When I was in my mid-twenties (and a hell of a lot happier with my figure then – but that’s another, non-WoW related, rant) I used to wear what I damned well pleased. I particularly remember a short, long sleeved black PVC dress that fitted in all the right places. When I wore it out, it wasn’t because I wanted to look “slutty” or “pull”, it was because it made me feel DAMNED GOOD wearing it. I called it my “ego dress” – at the time I played a lot of role-playing games, and you’d sometimes come across an “ego” weapon, one with a personality of its own, which would occasionally take over the person wielding it. Whenever I put this dress on, it empowered me with a sense of self-confidence such that I rarely had. I knew without a doubt that it looked bloody good on me, and in turn, that made me stand up taller, straigher, it gave me a dangerous gleam in my eye, and turned me into something sexy. It was a combination of factors, most of them psychological, which made a simple piece of PVC into something empowering.

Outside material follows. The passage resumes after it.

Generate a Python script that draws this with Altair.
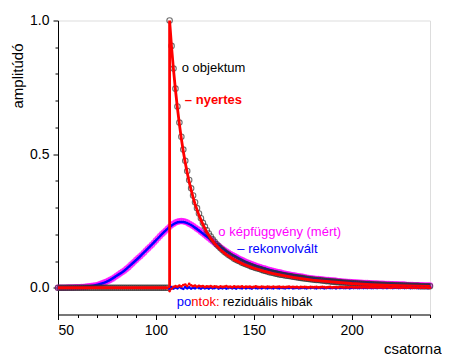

I had a variety of clothing items like this, thigh high boots, a fantastic leather top which consisted simply of a black piece of leather for the front and two chains which crossed diagonally and linked in the middle for the back, a black velvet dress slit down the back (or front, if I chose to reverse it) and laced up, and a dress which had nothing but lacing between rings down the side. Don’t get me wrong, these weren’t work clothes, and I chose to wear them to the appropriate rock and goth nights, rather than when shopping at Tescos. But I chose them and wore them for me, first and foremost. Because of the way they made ME feel.

These sorts of clothes come with a price however. The judgement of others. They can be deemed “slutty”, “whorish” and you may end up being told that  “you dress like a tart”. All of which I personally find abominable, because I perceive these as gendered insults,  ones that would never be aimed at a man, because of the entire double standards issue. It’s somehow wrong for a woman to be anything but untrodden snow, while a man can go about sowing his oats, and therefore be all big and clever because of it…

All of this would be fine if people simply kept their small-minded ideas inside their heads, but oh no, they need to shout it out, and humiliate people, because hey, those people might not realise that they’re wearing skimpy clothing and OMG, they must be a “slut” etc because of it – and not simply that the clothes make them feel good.

I do not appreciate “slut” shaming. It is sexist, it is downright disgusting and it is based on assumptions. Which we all know makes asses out of everyone.

So what does this have to do with transmogrification?

One of my guildies, a female and, as is the wont with our guild, a very strong player, has opted for a skimpier look for one of her main characters. And when I say skimpier, I’m not talking slit robe, I mean that I can now recognise that character’s butt when she zones in!

And I think it’s bloody awesome.

She is a strong player, a fun person, and she enjoys the look of her characters. A number of us  have even chatted about cleavage baring transmogrification armour quite openly in guild chat. I feel comfortable with my main’s off-spec sporting thigh high red boots, a backless, frontless battle strap, and huge shoulders, described as the “space pirate look” by my dear husband.

Recently, that aforementioned guildie had some discussion because someone else didn’t think she was female. Because she was sporting such a skimpy outfit. There you go, another assumption.

So, on behalf of her, and me, and every other female who actively chooses a skimpy outfit for their WoW characters I would like to say this:

Yes, I AM a woman in real life, yes I DO believe in women’s rights and equality, and yes I DO believe that I should have a choice of outfits, either in real life or in any fantasty online game that I so choose, without the automatic assumptions that I charge money, that I will put out at the drop of a hat, or I’m purely after male attention or any one of a myriad reasons. I want to dress as I damned well please without judgement. End of.

Oh, and Blizz, while I’m hammering on about it, there’s a plethora of skimpy women’s armour out there, go get your act in order, and give the men a pile of loincloths and straps and side split robes too, please?